Page 1 of 1

VASP 6.2.0 -- HSE06 Out of Memory Bug

Posted: Sun Jul 24, 2022 1:50 am
by graham_pritchard
When running an HSE06 calc using vasp 6.2.0 (vasp/6.2.0-openmpi-4.0.5-intel-19.0.5.281-cuda-11.2.1) I received the following bug error:

Code: Select all

 -----------------------------------------------------------------------------
|                     _     ____    _    _    _____     _                     |
|                    | |   |  _ \  | |  | |  / ____|   | |                    |
|                    | |   | |_) | | |  | | | |  __    | |                    |
|                    |_|   |  _ <  | |  | | | | |_ |   |_|                    |
|                     _    | |_) | | |__| | | |__| |    _                     |
|                    (_)   |____/   \____/   \_____|   (_)                    |
|                                                                             |
|     internal error in: mkpoints_full.F  at line: 1161                       |
|                                                                             |
|     internal error in SET_INDPW_FULL: insufficient memory (see wave.F       |
|     safeguard) 189 188                                                      |
|                                                                             |
|     If you are not a developer, you should not encounter this problem.      |
|     Please submit a bug report.                                             |
|                                                                             |
 -----------------------------------------------------------------------------
If I increase the number of cores requested (and thus also the total memory) the HSE06 calculation runs successfully.
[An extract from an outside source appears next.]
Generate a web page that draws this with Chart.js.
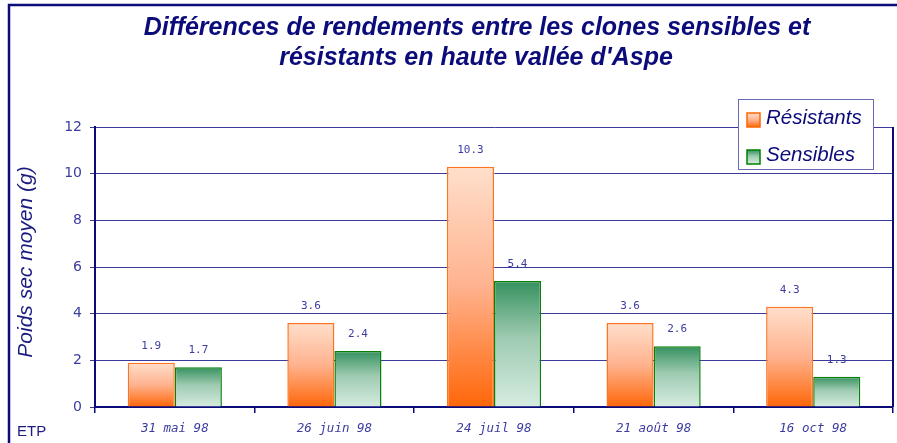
<!DOCTYPE html>
<html lang="fr">
<head>
<meta charset="utf-8">
<title>Différences de rendements</title>
<script src="https://cdn.jsdelivr.net/npm/chart.js@4.4.1/dist/chart.umd.min.js"></script>
<style>
    html, body { margin: 0; padding: 0; background: #ffffff; overflow: hidden; }
    #rendement { display: block; }
</style>
</head>
<body>
<canvas id="rendement" width="897" height="443"></canvas>
<script>
// Données : poids sec moyen (g) par date de récolte
const dates = ['31 mai 98', '26 juin 98', '24 juil 98', '21 août 98', '16 oct 98'];
const resistants = [1.9, 3.6, 10.3, 3.6, 4.3];
const sensibles = [1.7, 2.4, 5.4, 2.6, 1.3];
const yTicks = [0, 2, 4, 6, 8, 10, 12];

const titre = ['Différences de rendements entre les clones sensibles et',
    'résistants en haute vallée d\'Aspe'];
const titreAxeY = 'Poids sec moyen (g)';
const noms = ['Résistants', 'Sensibles'];

const NAVY = '#0b0b7a';
const TEXTE = '#3c3ca0';

// arrêts de couleur des dégradés [position, couleur]
const degradeOrange = [[0, '#ffdfcb'], [0.5, '#ffb28e'], [1, '#ff6608']];
const degradeVert = [[0, '#35915f'], [0.45, '#9fcbb2'], [1, '#d6ece0']];

function remplir(g, arrets) {
    arrets.forEach(([p, c]) => g.addColorStop(p, c));
    return g;
}

// Dégradé vertical calé sur la hauteur de chaque barre
function degradeBarre(context, arrets) {
    const chart = context.chart;
    if (!chart.chartArea || context.parsed === undefined) return arrets[0][1];
    const y = chart.scales.y;
    const top = y.getPixelForValue(context.parsed.y);
    const base = y.getPixelForValue(0);
    return remplir(chart.ctx.createLinearGradient(0, top, 0, base), arrets);
}

// Cadre, titre, légende, valeurs et libellés annexes
const decor = {
    id: 'decor',
    afterDraw(chart) {
        const { ctx, chartArea: a } = chart;
        ctx.save();

        // cadre extérieur
        ctx.strokeStyle = NAVY;
        ctx.lineWidth = 2.5;
        ctx.beginPath();
        ctx.moveTo(9, 443);
        ctx.lineTo(9, 5);
        ctx.lineTo(897, 5);
        ctx.stroke();

        // bordure droite de la zone de tracé
        ctx.lineWidth = 2;
        ctx.beginPath();
        ctx.moveTo(a.right, a.top);
        ctx.lineTo(a.right, a.bottom);
        ctx.stroke();

        // titre
        ctx.fillStyle = NAVY;
        ctx.font = 'italic bold 25px "Liberation Sans", Arial, sans-serif';
        ctx.textAlign = 'center';
        ctx.textBaseline = 'middle';
        ctx.fillText(titre[0], 477, 28);
        ctx.fillText(titre[1], 476, 58);

        // titre de l'axe vertical
        ctx.save();
        ctx.translate(26, 262);
        ctx.rotate(-Math.PI / 2);
        ctx.font = 'italic 21px "Liberation Sans", Arial, sans-serif';
        ctx.fillStyle = '#1a1a80';
        ctx.fillText(titreAxeY, 0, 0);
        ctx.restore();

        // ETP
        ctx.font = '15px "Liberation Sans", Arial, sans-serif';
        ctx.fillStyle = '#1a1a80';
        ctx.textAlign = 'left';
        ctx.fillText('ETP', 17, 432);

        // valeurs au-dessus des barres
        ctx.font = '11px "DejaVu Sans Mono", monospace';
        ctx.fillStyle = TEXTE;
        ctx.textAlign = 'center';
        chart.data.datasets.forEach((ds, i) => {
            chart.getDatasetMeta(i).data.forEach((bar, j) => {
                ctx.fillText(String(ds.data[j]), bar.x, bar.y - 17);
            });
        });

        // légende
        ctx.fillStyle = '#ffffff';
        ctx.fillRect(738, 99, 135, 70);
        ctx.strokeStyle = '#6a6ab4';
        ctx.lineWidth = 1;
        ctx.strokeRect(738.5, 99.5, 135, 70);
        const sw = [[degradeOrange, '#ff6600'], [degradeVert, '#008000']];
        noms.forEach((nom, i) => {
            const y = 113 + i * 37;
            ctx.fillStyle = remplir(ctx.createLinearGradient(0, y, 0, y + 14), sw[i][0]);
            ctx.fillRect(747, y, 13, 14);
            ctx.strokeStyle = sw[i][1];
            ctx.lineWidth = 1.5;
            ctx.strokeRect(747, y, 13, 14);
            ctx.fillStyle = NAVY;
            ctx.font = 'italic 20.5px "Liberation Sans", Arial, sans-serif';
            ctx.textAlign = 'left';
            ctx.fillText(nom, 766, y + 5);
        });

        ctx.restore();
    }
};

new Chart(document.getElementById('rendement'), {
    type: 'bar',
    data: {
        labels: dates,
        datasets: [
            {
                label: noms[0],
                data: resistants,
                backgroundColor: c => degradeBarre(c, degradeOrange),
                borderColor: '#ff7420',
                borderWidth: 1.5,
                categoryPercentage: 0.59,
                barPercentage: 1.0
            },
            {
                label: noms[1],
                data: sensibles,
                backgroundColor: c => degradeBarre(c, degradeVert),
                borderColor: '#0a800a',
                borderWidth: 1.5,
                categoryPercentage: 0.59,
                barPercentage: 1.0
            }
        ]
    },
    options: {
        responsive: false,
        animation: false,
        devicePixelRatio: 1,
        layout: { padding: { top: 127, right: 4, left: 0, bottom: 0 } },
        plugins: {
            legend: { display: false },
            tooltip: { enabled: false },
            title: { display: false }
        },
        scales: {
            x: {
                afterFit: s => { s.height = 36; },
                grid: {
                    offset: true,
                    drawOnChartArea: false,
                    drawTicks: true,
                    tickLength: 6,
                    color: NAVY,
                    lineWidth: 1.5
                },
                border: { color: NAVY, width: 2 },
                ticks: {
                    color: TEXTE,
                    padding: 8,
                    autoSkip: false,
                    maxRotation: 0,
                    font: { family: '"DejaVu Sans Mono", monospace', size: 12.5, style: 'italic' }
                }
            },
            y: {
                min: 0,
                max: 12,
                afterFit: s => { s.width = 95; },
                afterBuildTicks: s => { s.ticks = yTicks.map(v => ({ value: v })); },
                grid: {
                    color: '#3a3a9c',
                    lineWidth: 1,
                    tickLength: 5
                },
                border: { color: NAVY, width: 2 },
                ticks: {
                    color: TEXTE,
                    padding: 8,
                    font: { family: '"DejaVu Sans", sans-serif', size: 14 }
                }
            }
        }
    },
    plugins: [decor]
});
</script>
</body>
</html>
However both the OUTCAR file and the seff job report show that very little memory was used when the job completes successfully. For example, the following was shown at the end of a successful HSE06 run after requesting 8 nodes with 27 cores each at 3GB per node.

total amount of memory used by VASP MPI-rank0 39449. kBytes
=======================================================================

base : 30000. kBytes
nonl-proj : 706. kBytes
fftplans : 448. kBytes
grid : 470. kBytes
one-center: 15. kBytes
HF : 64. kBytes
nonlr-proj: 2844. kBytes
wavefun : 331. kBytes
fock_wrk : 4571. kBytes

I have attached the relevant job files for this bug, including the OUTCAR for the successful run.

Re: VASP 6.2.0 -- HSE06 Out of Memory Bug

Posted: Mon Jul 25, 2022 7:39 pm
by graham_pritchard
The bug appears to be associated with the ncore setting. If I set ncore = #cores-requested/node then the run crashes with the previously reported bug text. I tried running with 24 and 27 cores requested per node and both failed when I set ncore = 24, 27 respectively. I then tried a number of additional calculations with the following settings:

Kpar Ncore Cores/Node Nodes Calculation runs
12 1 24 1 Yes
12 2 24 1 Yes
1 1 24 1 Yes
1 6 24 1 Yes
1 12 24 1 Yes
1 24 24 1 NO
1 27 27 4 NO
1 27 27 8 Yes

Every calculation runs when ncore is less than the number of cores requested per node! Even when I reduce the number of nodes requested down to 1 (instead of the 8 nodes originally required to run successfully).

Re: VASP 6.2.0 -- HSE06 Out of Memory Bug

Posted: Wed Jul 27, 2022 5:57 am
by henrique_miranda
This error happens due to a complex interplay between the number of plane-wave coefficients in each k-point and the expansion from the irreducible Brillouin zone to the full Brillouin zone together with the plane-wave distribution when NCORE/=1 in hybrid functional calculations LHFCALC=.TRUE.
The error message tries to convey that the number of plane waves to be communicated between nodes is not the same and because of that the allocations on some nodes are not large enough to contain the plane waves from another. But it is not a problem of not having enough memory in the node.
We are working on a solution for this.

In the meantime there are a few workarounds that you might try:
1. Use a smaller value of NCORE. As a rule of thumb, NCORE should always be smaller than the number of cores on each node because at each FFT the coefficients have to be communicated between NCORE processes. The communication between nodes is much slower than the intra-node communication so setting a too large NCORE often results in performance degradation (you can probably see this from the timings of your calculations).
2. The support for NCORE when LHFCALC=.TRUE. is still not extensively tested, if for some reason you don't manage to find a combination of NCORE that works then we would suggest that you deactivate it altogether (i.e. set NCORE=1)
3. You might be able to avoid this issue by choosing a slightly different K-point mesh for example in my testing this works:

Code: Select all

KPOINTS
0
Gamma
  4   3   6
0.5 0.5 0.5
Hope this helps

Re: VASP 6.2.0 -- HSE06 Out of Memory Bug

Posted: Fri Jul 29, 2022 3:22 pm
by graham_pritchard
Thank you for explaining what was going on Henrique, this helps alot.